*EXERCISE GOAL*. Exclude the pictures and return every line exactly as written.

*DATASET EXTRACT*.

--- start ---

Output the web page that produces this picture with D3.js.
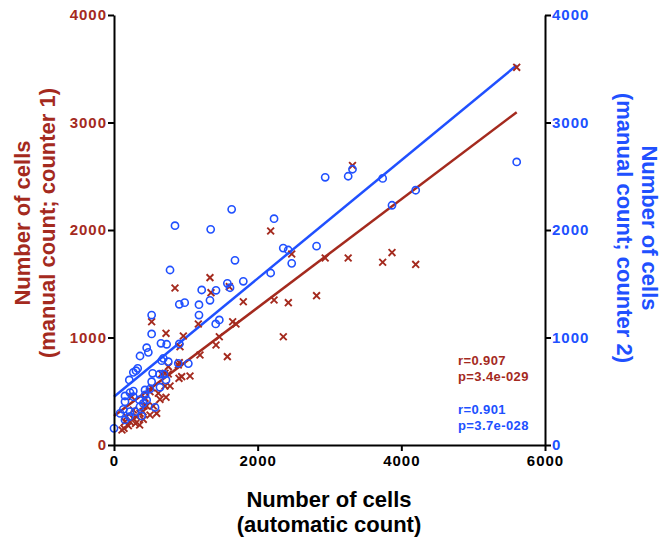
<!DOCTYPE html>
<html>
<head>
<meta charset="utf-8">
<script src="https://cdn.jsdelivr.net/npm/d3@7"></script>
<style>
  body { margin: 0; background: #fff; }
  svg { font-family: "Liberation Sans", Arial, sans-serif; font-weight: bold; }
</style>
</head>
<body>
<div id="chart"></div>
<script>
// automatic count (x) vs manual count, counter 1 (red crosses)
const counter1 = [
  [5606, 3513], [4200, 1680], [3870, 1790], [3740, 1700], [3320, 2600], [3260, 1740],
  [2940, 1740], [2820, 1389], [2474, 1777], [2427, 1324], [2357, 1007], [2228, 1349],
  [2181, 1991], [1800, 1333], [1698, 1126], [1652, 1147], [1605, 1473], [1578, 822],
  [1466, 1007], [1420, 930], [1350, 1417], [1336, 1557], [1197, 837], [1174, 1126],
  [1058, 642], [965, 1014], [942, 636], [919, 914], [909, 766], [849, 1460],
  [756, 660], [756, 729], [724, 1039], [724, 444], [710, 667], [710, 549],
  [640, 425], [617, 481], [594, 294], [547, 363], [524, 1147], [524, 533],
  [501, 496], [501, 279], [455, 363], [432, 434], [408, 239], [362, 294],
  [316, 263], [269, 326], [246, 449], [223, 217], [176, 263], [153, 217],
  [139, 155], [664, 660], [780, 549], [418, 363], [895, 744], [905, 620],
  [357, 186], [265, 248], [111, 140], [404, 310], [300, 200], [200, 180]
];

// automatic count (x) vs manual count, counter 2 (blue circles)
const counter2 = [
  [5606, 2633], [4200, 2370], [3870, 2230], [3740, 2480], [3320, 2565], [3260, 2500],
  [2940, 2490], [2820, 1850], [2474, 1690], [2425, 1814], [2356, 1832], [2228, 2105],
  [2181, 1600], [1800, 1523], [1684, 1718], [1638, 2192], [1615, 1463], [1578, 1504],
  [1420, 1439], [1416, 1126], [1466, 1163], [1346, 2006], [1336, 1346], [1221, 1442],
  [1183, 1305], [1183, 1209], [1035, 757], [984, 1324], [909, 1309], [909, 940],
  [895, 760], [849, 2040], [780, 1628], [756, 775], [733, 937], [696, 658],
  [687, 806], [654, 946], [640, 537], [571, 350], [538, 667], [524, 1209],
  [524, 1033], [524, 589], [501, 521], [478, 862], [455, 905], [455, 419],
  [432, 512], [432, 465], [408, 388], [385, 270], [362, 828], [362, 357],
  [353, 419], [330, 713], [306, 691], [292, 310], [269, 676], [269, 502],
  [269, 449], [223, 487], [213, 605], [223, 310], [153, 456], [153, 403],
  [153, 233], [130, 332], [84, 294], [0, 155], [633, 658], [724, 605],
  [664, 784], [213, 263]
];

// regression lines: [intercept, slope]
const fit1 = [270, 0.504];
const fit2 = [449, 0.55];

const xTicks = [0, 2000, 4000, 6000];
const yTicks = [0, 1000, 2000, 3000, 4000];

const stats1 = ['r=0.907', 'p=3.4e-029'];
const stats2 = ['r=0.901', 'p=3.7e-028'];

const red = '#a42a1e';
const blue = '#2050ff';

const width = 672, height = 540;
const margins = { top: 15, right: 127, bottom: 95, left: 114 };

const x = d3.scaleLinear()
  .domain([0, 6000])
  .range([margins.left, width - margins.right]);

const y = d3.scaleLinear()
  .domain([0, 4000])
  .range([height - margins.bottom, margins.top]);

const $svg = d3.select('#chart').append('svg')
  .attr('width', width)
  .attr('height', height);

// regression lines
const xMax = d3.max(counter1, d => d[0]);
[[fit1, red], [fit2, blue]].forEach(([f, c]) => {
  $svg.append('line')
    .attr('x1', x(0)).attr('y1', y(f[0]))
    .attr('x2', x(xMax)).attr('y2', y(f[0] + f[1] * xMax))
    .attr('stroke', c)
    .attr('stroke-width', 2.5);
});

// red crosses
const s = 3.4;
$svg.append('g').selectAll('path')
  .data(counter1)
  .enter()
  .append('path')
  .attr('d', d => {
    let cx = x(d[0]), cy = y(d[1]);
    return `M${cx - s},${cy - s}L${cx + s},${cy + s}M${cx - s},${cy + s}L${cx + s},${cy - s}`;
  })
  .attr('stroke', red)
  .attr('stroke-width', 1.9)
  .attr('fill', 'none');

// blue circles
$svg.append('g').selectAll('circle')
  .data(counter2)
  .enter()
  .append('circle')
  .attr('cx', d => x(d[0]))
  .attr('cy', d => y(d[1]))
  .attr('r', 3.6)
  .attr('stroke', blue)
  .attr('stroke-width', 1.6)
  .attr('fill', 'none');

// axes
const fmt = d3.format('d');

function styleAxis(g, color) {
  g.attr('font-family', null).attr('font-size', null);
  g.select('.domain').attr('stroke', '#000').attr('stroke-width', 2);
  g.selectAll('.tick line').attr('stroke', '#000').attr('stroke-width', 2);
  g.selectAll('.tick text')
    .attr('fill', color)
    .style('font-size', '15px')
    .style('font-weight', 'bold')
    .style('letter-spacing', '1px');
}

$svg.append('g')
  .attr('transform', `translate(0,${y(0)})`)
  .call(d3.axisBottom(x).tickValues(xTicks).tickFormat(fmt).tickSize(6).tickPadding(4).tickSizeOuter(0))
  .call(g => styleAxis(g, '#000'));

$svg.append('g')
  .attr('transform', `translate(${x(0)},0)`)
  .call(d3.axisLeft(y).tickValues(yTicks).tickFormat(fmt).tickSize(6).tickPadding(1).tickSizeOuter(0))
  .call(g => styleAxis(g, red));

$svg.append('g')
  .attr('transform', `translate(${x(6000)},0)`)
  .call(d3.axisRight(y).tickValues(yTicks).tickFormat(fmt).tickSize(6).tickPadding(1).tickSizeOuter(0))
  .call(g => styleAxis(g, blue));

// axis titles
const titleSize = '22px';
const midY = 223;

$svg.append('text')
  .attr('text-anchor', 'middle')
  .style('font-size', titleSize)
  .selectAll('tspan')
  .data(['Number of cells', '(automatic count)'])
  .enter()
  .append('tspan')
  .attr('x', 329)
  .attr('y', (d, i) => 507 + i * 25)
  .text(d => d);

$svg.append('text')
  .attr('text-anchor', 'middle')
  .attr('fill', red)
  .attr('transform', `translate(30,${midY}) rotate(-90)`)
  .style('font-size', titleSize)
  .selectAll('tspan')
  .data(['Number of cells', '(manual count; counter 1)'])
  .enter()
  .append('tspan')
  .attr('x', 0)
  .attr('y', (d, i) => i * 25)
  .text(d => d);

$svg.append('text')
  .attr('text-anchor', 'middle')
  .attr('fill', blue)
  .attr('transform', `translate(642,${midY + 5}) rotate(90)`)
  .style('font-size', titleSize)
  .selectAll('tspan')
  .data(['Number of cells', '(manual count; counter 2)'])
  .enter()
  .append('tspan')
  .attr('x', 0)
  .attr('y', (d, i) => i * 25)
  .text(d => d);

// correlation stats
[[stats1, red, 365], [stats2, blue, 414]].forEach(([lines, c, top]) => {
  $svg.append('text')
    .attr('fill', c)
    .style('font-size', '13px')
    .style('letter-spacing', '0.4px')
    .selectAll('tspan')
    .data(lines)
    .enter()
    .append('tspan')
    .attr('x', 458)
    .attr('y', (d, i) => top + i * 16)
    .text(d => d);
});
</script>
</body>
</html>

--- end ---

*RESULT OF THE TASK*.
Output the web page that produces this picture with D3.js.
<!DOCTYPE html>
<html>
<head>
<meta charset="utf-8">
<script src="https://cdn.jsdelivr.net/npm/d3@7"></script>
<style>
  body { margin: 0; background: #fff; }
  svg { font-family: "Liberation Sans", Arial, sans-serif; font-weight: bold; }
</style>
</head>
<body>
<div id="chart"></div>
<script>
// automatic count (x) vs manual count, counter 1 (red crosses)
const counter1 = [
  [5606, 3513], [4200, 1680], [3870, 1790], [3740, 1700], [3320, 2600], [3260, 1740],
  [2940, 1740], [2820, 1389], [2474, 1777], [2427, 1324], [2357, 1007], [2228, 1349],
  [2181, 1991], [1800, 1333], [1698, 1126], [1652, 1147], [1605, 1473], [1578, 822],
  [1466, 1007], [1420, 930], [1350, 1417], [1336, 1557], [1197, 837], [1174, 1126],
  [1058, 642], [965, 1014], [942, 636], [919, 914], [909, 766], [849, 1460],
  [756, 660], [756, 729], [724, 1039], [724, 444], [710, 667], [710, 549],
  [640, 425], [617, 481], [594, 294], [547, 363], [524, 1147], [524, 533],
  [501, 496], [501, 279], [455, 363], [432, 434], [408, 239], [362, 294],
  [316, 263], [269, 326], [246, 449], [223, 217], [176, 263], [153, 217],
  [139, 155], [664, 660], [780, 549], [418, 363], [895, 744], [905, 620],
  [357, 186], [265, 248], [111, 140], [404, 310], [300, 200], [200, 180]
];

// automatic count (x) vs manual count, counter 2 (blue circles)
const counter2 = [
  [5606, 2633], [4200, 2370], [3870, 2230], [3740, 2480], [3320, 2565], [3260, 2500],
  [2940, 2490], [2820, 1850], [2474, 1690], [2425, 1814], [2356, 1832], [2228, 2105],
  [2181, 1600], [1800, 1523], [1684, 1718], [1638, 2192], [1615, 1463], [1578, 1504],
  [1420, 1439], [1416, 1126], [1466, 1163], [1346, 2006], [1336, 1346], [1221, 1442],
  [1183, 1305], [1183, 1209], [1035, 757], [984, 1324], [909, 1309], [909, 940],
  [895, 760], [849, 2040], [780, 1628], [756, 775], [733, 937], [696, 658],
  [687, 806], [654, 946], [640, 537], [571, 350], [538, 667], [524, 1209],
  [524, 1033], [524, 589], [501, 521], [478, 862], [455, 905], [455, 419],
  [432, 512], [432, 465], [408, 388], [385, 270], [362, 828], [362, 357],
  [353, 419], [330, 713], [306, 691], [292, 310], [269, 676], [269, 502],
  [269, 449], [223, 487], [213, 605], [223, 310], [153, 456], [153, 403],
  [153, 233], [130, 332], [84, 294], [0, 155], [633, 658], [724, 605],
  [664, 784], [213, 263]
];

// regression lines: [intercept, slope]
const fit1 = [270, 0.504];
const fit2 = [449, 0.55];

const xTicks = [0, 2000, 4000, 6000];
const yTicks = [0, 1000, 2000, 3000, 4000];

const stats1 = ['r=0.907', 'p=3.4e-029'];
const stats2 = ['r=0.901', 'p=3.7e-028'];

const red = '#a42a1e';
const blue = '#2050ff';

const width = 672, height = 540;
const margins = { top: 15, right: 127, bottom: 95, left: 114 };

const x = d3.scaleLinear()
  .domain([0, 6000])
  .range([margins.left, width - margins.right]);

const y = d3.scaleLinear()
  .domain([0, 4000])
  .range([height - margins.bottom, margins.top]);

const $svg = d3.select('#chart').append('svg')
  .attr('width', width)
  .attr('height', height);

// regression lines
const xMax = d3.max(counter1, d => d[0]);
[[fit1, red], [fit2, blue]].forEach(([f, c]) => {
  $svg.append('line')
    .attr('x1', x(0)).attr('y1', y(f[0]))
    .attr('x2', x(xMax)).attr('y2', y(f[0] + f[1] * xMax))
    .attr('stroke', c)
    .attr('stroke-width', 2.5);
});

// red crosses
const s = 3.4;
$svg.append('g').selectAll('path')
  .data(counter1)
  .enter()
  .append('path')
  .attr('d', d => {
    let cx = x(d[0]), cy = y(d[1]);
    return `M${cx - s},${cy - s}L${cx + s},${cy + s}M${cx - s},${cy + s}L${cx + s},${cy - s}`;
  })
  .attr('stroke', red)
  .attr('stroke-width', 1.9)
  .attr('fill', 'none');

// blue circles
$svg.append('g').selectAll('circle')
  .data(counter2)
  .enter()
  .append('circle')
  .attr('cx', d => x(d[0]))
  .attr('cy', d => y(d[1]))
  .attr('r', 3.6)
  .attr('stroke', blue)
  .attr('stroke-width', 1.6)
  .attr('fill', 'none');

// axes
const fmt = d3.format('d');

function styleAxis(g, color) {
  g.attr('font-family', null).attr('font-size', null);
  g.select('.domain').attr('stroke', '#000').attr('stroke-width', 2);
  g.selectAll('.tick line').attr('stroke', '#000').attr('stroke-width', 2);
  g.selectAll('.tick text')
    .attr('fill', color)
    .style('font-size', '15px')
    .style('font-weight', 'bold')
    .style('letter-spacing', '1px');
}

$svg.append('g')
  .attr('transform', `translate(0,${y(0)})`)
  .call(d3.axisBottom(x).tickValues(xTicks).tickFormat(fmt).tickSize(6).tickPadding(4).tickSizeOuter(0))
  .call(g => styleAxis(g, '#000'));

$svg.append('g')
  .attr('transform', `translate(${x(0)},0)`)
  .call(d3.axisLeft(y).tickValues(yTicks).tickFormat(fmt).tickSize(6).tickPadding(1).tickSizeOuter(0))
  .call(g => styleAxis(g, red));

$svg.append('g')
  .attr('transform', `translate(${x(6000)},0)`)
  .call(d3.axisRight(y).tickValues(yTicks).tickFormat(fmt).tickSize(6).tickPadding(1).tickSizeOuter(0))
  .call(g => styleAxis(g, blue));

// axis titles
const titleSize = '22px';
const midY = 223;

$svg.append('text')
  .attr('text-anchor', 'middle')
  .style('font-size', titleSize)
  .selectAll('tspan')
  .data(['Number of cells', '(automatic count)'])
  .enter()
  .append('tspan')
  .attr('x', 329)
  .attr('y', (d, i) => 507 + i * 25)
  .text(d => d);

$svg.append('text')
  .attr('text-anchor', 'middle')
  .attr('fill', red)
  .attr('transform', `translate(30,${midY}) rotate(-90)`)
  .style('font-size', titleSize)
  .selectAll('tspan')
  .data(['Number of cells', '(manual count; counter 1)'])
  .enter()
  .append('tspan')
  .attr('x', 0)
  .attr('y', (d, i) => i * 25)
  .text(d => d);

$svg.append('text')
  .attr('text-anchor', 'middle')
  .attr('fill', blue)
  .attr('transform', `translate(642,${midY + 5}) rotate(90)`)
  .style('font-size', titleSize)
  .selectAll('tspan')
  .data(['Number of cells', '(manual count; counter 2)'])
  .enter()
  .append('tspan')
  .attr('x', 0)
  .attr('y', (d, i) => i * 25)
  .text(d => d);

// correlation stats
[[stats1, red, 365], [stats2, blue, 414]].forEach(([lines, c, top]) => {
  $svg.append('text')
    .attr('fill', c)
    .style('font-size', '13px')
    .style('letter-spacing', '0.4px')
    .selectAll('tspan')
    .data(lines)
    .enter()
    .append('tspan')
    .attr('x', 458)
    .attr('y', (d, i) => top + i * 16)
    .text(d => d);
});
</script>
</body>
</html>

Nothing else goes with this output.